The purpose of the hearing was to obtain input on the purpose and need of the project, alternatives, the preferred alternative, anticipated environmental impacts, including Hannaford Woods/Nickels Farms Forest Preserve and efforts to avoid, minimize and mitigate or enhance resources, project benefits and potential mitigation measures.

Michael Anderson drives a semi-truck for a living, lives in the area and is concerned.

“There’s a lot of potential problems, one of them being that you’re going from two lanes to four lanes and increased speeds by the traffic,” he said. “I just see a lot of potential accidents. Maybe there should be some consideration to widening 47 further up to the north and maybe even consider a traffic signal at Green Road so it’s a safe interchange for everybody.”

Bill Suhayda, a Sugar Grove resident, has a few concerns about what this change will bring to the area.

“Two concerns, well actually more than two,” Suhayda said. “Noise abatement, quality of life and resale value of my house.”

Suhayda said he anticipates that the noise will get louder with the increase in lanes and added volume of traffic. He also believes it’ll be downright dangerous around his property.

“I’ve been told that that the trees I have against Route 47 protecting the house would have to come off,” he said. “I have no buffer zone in terms of safety in the yard and I have two granddaughters who play in the yard so I would be severely impacted by anything coming off that highway.”

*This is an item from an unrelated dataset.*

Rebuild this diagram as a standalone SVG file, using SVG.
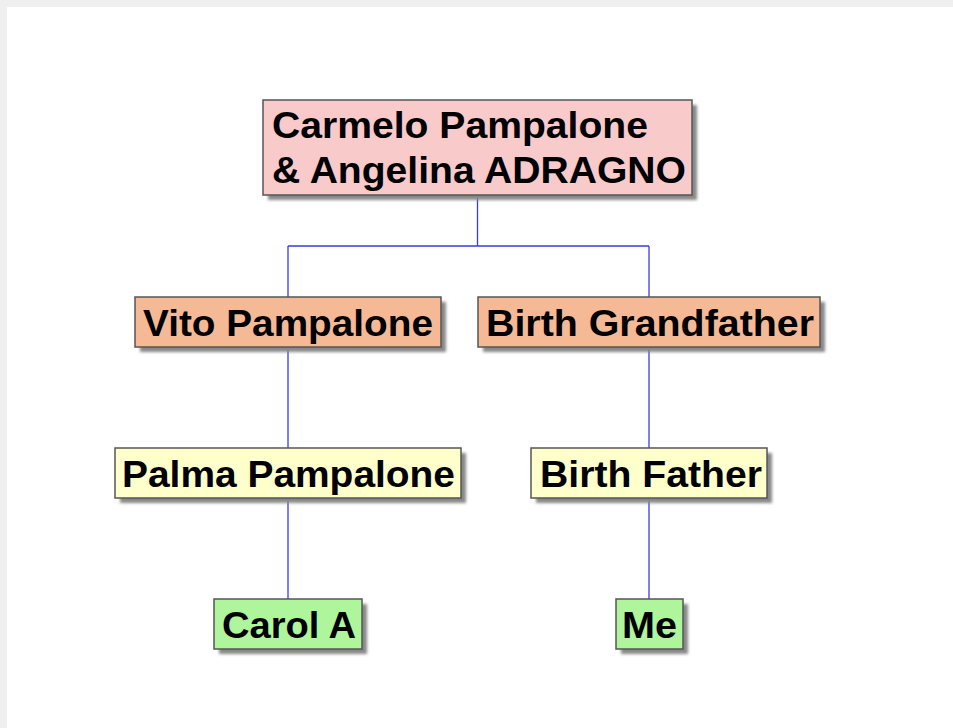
<svg xmlns="http://www.w3.org/2000/svg" width="953" height="728" viewBox="0 0 953 728">
<defs>
<filter id="sh" x="-10%" y="-10%" width="130%" height="140%"><feGaussianBlur stdDeviation="1.5"/></filter>
</defs>
<style>
.t{font-family:"Liberation Sans",Arial,sans-serif;font-weight:bold;font-size:37px;fill:#000}
.b{stroke:#555;stroke-width:1.5}
.s{fill:#888;filter:url(#sh)}
.c{fill:none;stroke:#3a3ae8;stroke-width:1.3}
.pink{fill:#f8caca}.orange{fill:#f6b995}.yellow{fill:#ffffcc}.green{fill:#aef59c}
</style>
<rect width="953" height="728" fill="#efefef"/>
<rect x="7" y="7" width="946" height="721" fill="#ffffff"/>
<g id="connectors">
<path class="c" d="M477.5 195V246M288 246H649M288 246V297M649 246V297M288 347V448M649 347V448M288 498V599M649 498V599"/>
</g>
<g id="n-top">
<rect class="s" x="268" y="105" width="429" height="95"/>
<rect class="b pink" x="263" y="100" width="429" height="95"/>
<text class="t" x="272" y="138" textLength="376" lengthAdjust="spacingAndGlyphs">Carmelo Pampalone</text>
<text class="t" x="272" y="183" textLength="414" lengthAdjust="spacingAndGlyphs">&amp; Angelina ADRAGNO</text>
</g>
<g id="n-vito">
<rect class="s" x="140" y="302" width="306" height="50"/>
<rect class="b orange" x="135" y="297" width="306" height="50"/>
<text class="t" x="143" y="336" textLength="290" lengthAdjust="spacingAndGlyphs">Vito Pampalone</text>
</g>
<g id="n-bgf">
<rect class="s" x="483" y="302" width="342" height="50"/>
<rect class="b orange" x="478" y="297" width="342" height="50"/>
<text class="t" x="486" y="336" textLength="328" lengthAdjust="spacingAndGlyphs">Birth Grandfather</text>
</g>
<g id="n-palma">
<rect class="s" x="120" y="453" width="346" height="50"/>
<rect class="b yellow" x="115" y="448" width="346" height="50"/>
<text class="t" x="122" y="487" textLength="333" lengthAdjust="spacingAndGlyphs">Palma Pampalone</text>
</g>
<g id="n-bf">
<rect class="s" x="536" y="453" width="236" height="50"/>
<rect class="b yellow" x="531" y="448" width="236" height="50"/>
<text class="t" x="540" y="487" textLength="222" lengthAdjust="spacingAndGlyphs">Birth Father</text>
</g>
<g id="n-carol">
<rect class="s" x="219" y="604" width="148" height="50"/>
<rect class="b green" x="214" y="599" width="148" height="50"/>
<text class="t" x="222" y="638" textLength="134" lengthAdjust="spacingAndGlyphs">Carol A</text>
</g>
<g id="n-me">
<rect class="s" x="621" y="604" width="67" height="50"/>
<rect class="b green" x="616" y="599" width="67" height="50"/>
<text class="t" x="622" y="638" textLength="55" lengthAdjust="spacingAndGlyphs">Me</text>
</g>
</svg>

Elburn resident Dan Ryan fears that getting home safely will become a lot more difficult.

“My concern is there will be no left turn going north into Willow Creek,” he said. “You’re setting up a situation for some nasty accidents, because already when you’re trying to make a left turn into Willow Creek trucks especially will pass you on the right and go off on the shoulder. Trying to get onto Willow Creek is a monster. I had to pull up on the shoulder myself or take the chance of being rundown by a tractor-trailer.”

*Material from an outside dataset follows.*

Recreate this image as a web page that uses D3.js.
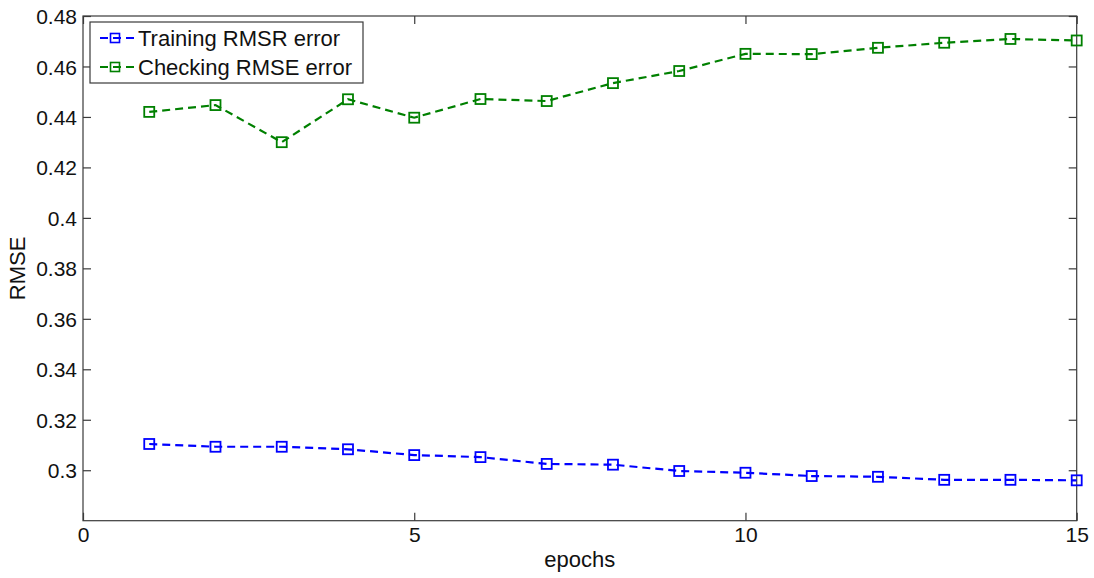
<!DOCTYPE html>
<html>
<head>
<meta charset="utf-8">
<script src="https://cdn.jsdelivr.net/npm/d3@7"></script>
<style>
  html, body { margin: 0; padding: 0; background: #fff; }
  svg { display: block; font-family: "Liberation Sans", Arial, sans-serif; }
</style>
</head>
<body>
<svg id="chart" width="1094" height="578"></svg>
<script>
const epochs = [1,2,3,4,5,6,7,8,9,10,11,12,13,14,15];
const trainingRMSE = [0.3104,0.3093,0.3093,0.3083,0.3060,0.3052,0.3025,0.3022,0.2997,0.2990,0.2977,0.2974,0.2962,0.2962,0.2960];
const checkingRMSE = [0.4420,0.4447,0.4300,0.4470,0.4397,0.4471,0.4463,0.4534,0.4582,0.4650,0.4649,0.4674,0.4694,0.4709,0.4703];
const seriesNames = ["Training RMSR error", "Checking RMSE error"];
const seriesColors = ["#0000ff", "#008000"];
const xTicks = [0,5,10,15];
const yTicks = [0.30,0.32,0.34,0.36,0.38,0.40,0.42,0.44,0.46,0.48];
const xLabel = "epochs";
const yLabel = "RMSE";

const svg = d3.select("#chart");
const L = 83, R = 1076.7, T = 16, B = 520.7;
const x = d3.scaleLinear().domain([0, 15]).range([L, R]);
const y = d3.scaleLinear().domain([0.28, 0.48]).range([B, T]);
const axisColor = "#3a3a3a";
const tickLen = 8;
const fmt = d => String(+d.toFixed(2));

// box
svg.append("rect").attr("x", L).attr("y", T).attr("width", R - L).attr("height", B - T)
  .attr("fill", "none").attr("stroke", axisColor).attr("stroke-width", 1.2);

// axes with inward ticks
const gxB = svg.append("g").attr("transform", `translate(0,${B})`)
  .call(d3.axisBottom(x).tickValues(xTicks).tickSize(-tickLen).tickPadding(6).tickFormat(d3.format("d")));
const gxT = svg.append("g").attr("transform", `translate(0,${T})`)
  .call(d3.axisTop(x).tickValues(xTicks).tickSize(-tickLen).tickFormat(""));
const gyL = svg.append("g").attr("transform", `translate(${L},0)`)
  .call(d3.axisLeft(y).tickValues(yTicks).tickSize(-tickLen).tickPadding(6).tickFormat(fmt));
const gyR = svg.append("g").attr("transform", `translate(${R},0)`)
  .call(d3.axisRight(y).tickValues(yTicks).tickSize(-tickLen).tickFormat(""));
[gxB, gxT, gyL, gyR].forEach(g => {
  g.select(".domain").remove();
  g.selectAll(".tick line").attr("stroke", axisColor).attr("stroke-width", 1.2);
  g.selectAll(".tick text").attr("fill", "#111").attr("font-size", 21)
    .attr("font-family", "Liberation Sans, Arial, sans-serif");
});
gyL.selectAll(".tick text").attr("dy", "0.36em");

// axis labels
svg.append("text").attr("x", (L + R) / 2).attr("y", 567).attr("text-anchor", "middle")
  .attr("font-size", 22).attr("fill", "#111").text(xLabel);
svg.append("text").attr("transform", `translate(25,${(T + B) / 2}) rotate(-90)`)
  .attr("text-anchor", "middle").attr("font-size", 22).attr("fill", "#111").text(yLabel);

// series
const line = d3.line().x(d => x(d[0])).y(d => y(d[1]));
const allSeries = [trainingRMSE, checkingRMSE];
const ms = 10;
allSeries.forEach((vals, i) => {
  const pts = epochs.map((e, j) => [e, vals[j]]);
  svg.append("path").datum(pts).attr("d", line).attr("fill", "none")
    .attr("stroke", seriesColors[i]).attr("stroke-width", 2.2).attr("stroke-dasharray", "8,5");
  svg.append("g").selectAll("rect").data(pts).join("rect")
    .attr("x", d => x(d[0]) - ms / 2).attr("y", d => y(d[1]) - ms / 2)
    .attr("width", ms).attr("height", ms)
    .attr("fill", "none").attr("stroke", seriesColors[i]).attr("stroke-width", 1.8);
});

// legend
const lg = svg.append("g");
lg.append("rect").attr("x", 90).attr("y", 22).attr("width", 273).attr("height", 61)
  .attr("fill", "#fff").attr("stroke", axisColor).attr("stroke-width", 1.2);
seriesNames.forEach((name, i) => {
  const cy = 38 + i * 29;
  lg.append("line").attr("x1", 100).attr("x2", 135).attr("y1", cy).attr("y2", cy)
    .attr("stroke", seriesColors[i]).attr("stroke-width", 2).attr("stroke-dasharray", "8,5");
  lg.append("rect").attr("x", 115 - 4.5).attr("y", cy - 4.5).attr("width", 9).attr("height", 9)
    .attr("fill", "none").attr("stroke", seriesColors[i]).attr("stroke-width", 1.6);
  lg.append("text").attr("x", 138).attr("y", cy).attr("dy", "0.36em")
    .attr("font-size", 22).attr("fill", "#111").text(name);
});
</script>
</body>
</html>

Diane Spehar, who lives right off of Route 47 in Elburn, can’t understand why a project of this magnitude is being done to accommodate truck traffic and expects it to make it more dangerous to drive.

“My main concern is the speed and adding lanes and semi-trucks,” she said. “By the time those trucks are at the top of the hill going south on 47 they’re now doing 55, changing gears and going full speed, and now you’re telling me if I want to make a right turn at Old Midlothian Road or Nottingham Drive or Oak Leaf Drive I’ve got a semi going 55 miles per hour right behind me.”

Some of the other concerns that were voiced included school buses not having enough lanes to turn, to consider better traffic control rather than relying too much on stop signs and the potential for Merrill Road becoming a shortcut.

“People will find out there’s a shortcut,” Sugar Grove resident Jody Leonard said. “They will and it will be a very busy road so I hope that Sugar Grove or IDOT will take into consideration the stress the roads will see because of traffic.”

A project study group will continue to accept comments similar to the aforementioned through Jan. 19. At that time, the group will assess them and determine if any final refinement is necessary.